Se alla domanda “preferisci il caffè o il tè” avete una risposta ben chiara in mente, il motivo potrebbe essere almeno in parte da ricercarsi nei vostri geni. Una recente ricerca afferma infatti che la predisposizione genetica a percepire l’amarezza di particolari sostanze potrebbe spingerci più o meno consapevolmente verso una bevanda o l’altra.
Come rammenta ItaliaWeb.NET, la dottoressa Marilyn Cornelis, co-autrice della ricerca, e esperta della Northwestern University (Illinois), ha dichiarato espressamente che il proprio studio aggiunge un tassello alla comprensione dei fattori che determinano le preferenze delle bevande e perché, mantenendo costanti tutti gli altri fattori, è possibile notare ancora delle marcate differenze tra le persone nelle scelte delle bevande, così come nella quantità che consumiamo.

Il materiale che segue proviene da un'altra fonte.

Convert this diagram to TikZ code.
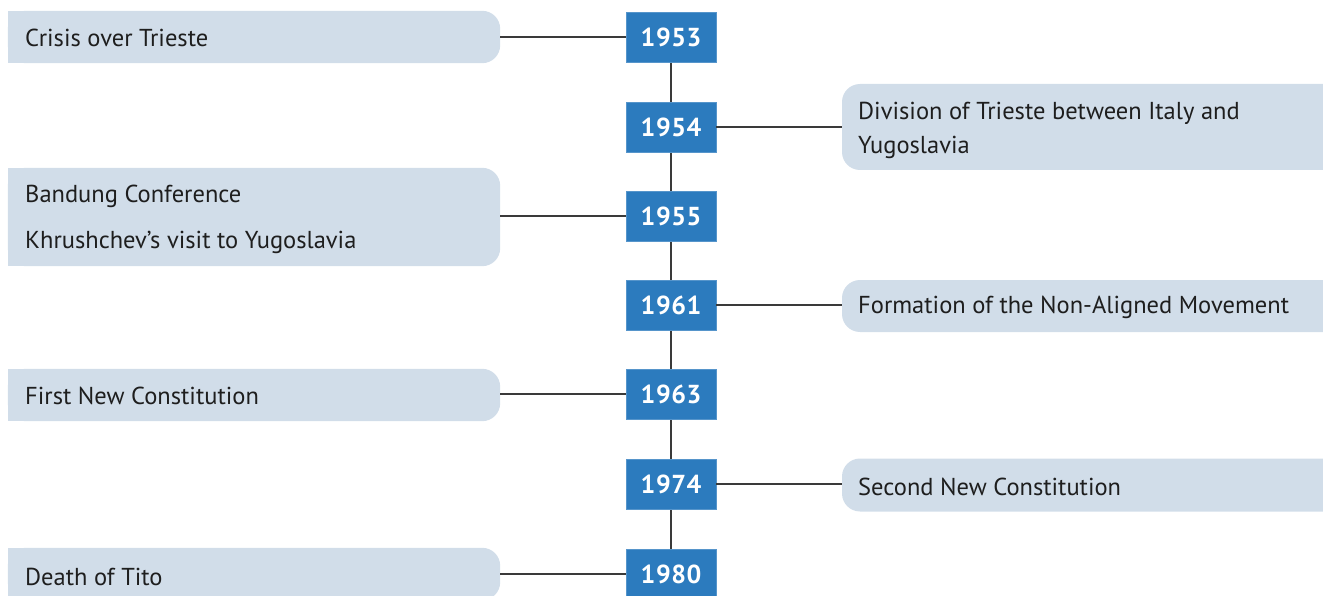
\documentclass[tikz,border=0pt]{standalone}
\usepackage{fontspec}
\setmainfont{PT Sans}
\newfontfamily\yearfont{PT Sans}[LetterSpace=2]
\usetikzlibrary{backgrounds}
\definecolor{evfill}{HTML}{D1DDE9}
\definecolor{yrfill}{HTML}{2C7BBE}
\definecolor{linec}{HTML}{3A3A3A}
\definecolor{txtc}{HTML}{1E1E1E}
\tikzset{
  yearbox/.style={fill=yrfill, draw=yrfill!80!white, line width=0.8pt, minimum width=90pt, minimum height=50pt, inner sep=0pt, text=white, font=\yearfont\fontsize{26}{28}\selectfont\bfseries},
  evtext/.style={anchor=west, inner sep=0pt, text=txtc, align=left, font=\fontsize{24.5}{34}\selectfont},
  conn/.style={draw=linec, line width=1.8pt},
  evshape/.style={inner sep=0pt},
  evright/.style={fill=evfill, inner sep=0pt, rounded corners=18pt}
}
\begin{document}
\begin{tikzpicture}[x=1pt,y=-1pt]
\useasboundingbox (0,0) rectangle (1323,596);
\clip (0,0) rectangle (1323,596);
% year boxes
\node[yearbox] (y53) at (671,37) {1953};
\node[yearbox] (y54) at (671,127) {1954};
\node[yearbox] (y55) at (671,216) {1955};
\node[yearbox] (y61) at (671,305) {1961};
\node[yearbox] (y63) at (671,394) {1963};
\node[yearbox] (y74) at (671,484) {1974};
\node[yearbox] (y80) at (671,574) {1980};
% event boxes (left)
\node[evshape, minimum width=492pt, minimum height=52pt] (b53) at (254,37) {};
\node[evshape, minimum width=492pt, minimum height=98pt] (b55) at (254,217) {};
\node[evshape, minimum width=492pt, minimum height=52pt] (b63) at (254,395) {};
\node[evshape, minimum width=492pt, minimum height=52pt] (b80) at (254,574) {};
% event boxes (right)
\node[evright, minimum width=500pt, minimum height=86pt] (b54) at (1092,127) {};
\node[evright, minimum width=500pt, minimum height=52pt] (b61) at (1092,306) {};
\node[evright, minimum width=500pt, minimum height=53pt] (b74) at (1092,485) {};
% texts
\node[evtext] (t53) at (25,38) {Crisis over Trieste};
\node[evtext] (t55) at (25,219) {Bandung Conference\\[12pt]Khrushchev’s visit to Yugoslavia};
\node[evtext] (t54) at (858,130) {Division of Trieste between Italy and\\Yugoslavia};
\node[evtext] (t61) at (858,307) {Formation of the Non-Aligned Movement};
\node[evtext] (t63) at (25,396) {First New Constitution};
\node[evtext] (t74) at (858,487) {Second New Constitution};
\node[evtext] (t80) at (25,577) {Death of Tito};
\begin{scope}[on background layer]
  \foreach \b in {b53,b55,b63,b80}{
    \fill[evfill, rounded corners=18pt] (\b.south west) rectangle (\b.north east);
    \fill[evfill] (\b.south west) rectangle (\b.north);
  }
  \draw[conn] (y53) -- (y80);
\end{scope}
% connectors
\draw[conn] (b53.east |- y53) -- (y53.west);
\draw[conn] (b55.east |- y55) -- (y55.west);
\draw[conn] (b63.east |- y63) -- (y63.west);
\draw[conn] (b80.east |- y80) -- (y80.west);
\draw[conn] (y54.east) -- (b54.west |- y54);
\draw[conn] (y61.east) -- (b61.west |- y61);
\draw[conn] (y74.east) -- (b74.west |- y74);
\end{tikzpicture}
\end{document}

L’analisi, pubblicata sulla rivista Scientific Reports, ha coinvolto due serie di dati. Nella prima parte, si è osservato quanto prodotto da un grande studio gemello che ha dimostrato che, almeno nella popolazione di ascendenza europea, particolari varianti genetiche sono legate alla forza di percezione di gusti diversi: una specifica variante è stata in particolar modo associata a valutazioni leggermente superiori di amaro per la caffeina, mentre un’altra è stata associata a una maggiore amarezza per il chinino, e una terza a una maggiore amarezza per un principio noto come propiltiouracile.
Il team ha poi esaminato i dati provenienti da un’altra fonte, il secondo database assunto in esame (quello della UK Biobank, un’iniziativa di ricerca che ha reclutato centinaia di migliaia di partecipanti di età compresa tra i 37 e i 73 anni tra il 2006 e il 2010), a coinvolgimento di dati genetici e di informazioni sanitarie, comprese le risposte alla domanda su quante tazze di bevande diverse i partecipanti consumavano ogni giorno.
Ebbene, secondo la ricercatrice, considerato che i nostri geni sono “fissi” al momento del concepimento, e la nostra variazione genetica può essere pensata come casuale, sono gli stessi a permettere agli scienziati di esplorare una sorta di “esperimento naturale“, nel senso che possono guardare oltre molti dei fattori sociali o ambientali che possono confondere le acque delle nostre abitudini di assaggio e di gradimento delle bevande calde, come il caffè o il tè.
Il team è così riuscito a individuare persone che avevano una maggiore predisposizione genetica a percepire l’amaro della caffeina, ma una maggiore percezione dell’amaro di chinino e propiltiouracile è stata collegata ad una piccola riduzione del consumo di caffè. Di contro, uno schema inverso è stato osservato quando il team ha esaminato le varianti genetiche e la quantità di tè che i partecipanti avevano l’abitudine di bere.
Come conclude lo studio, mentre l’effetto della percezione sull’assunzione giornaliera di caffè potrebbe essere relativamente piccola – solo un aumento di 0,15 tazze al giorno – da un normale assaggiatore di caffeina a un assaggiatore di caffeina forte, in realtà genera il 20% in più di probabilità di diventare un bevitore assiduo, con più di quattro tazze al giorno.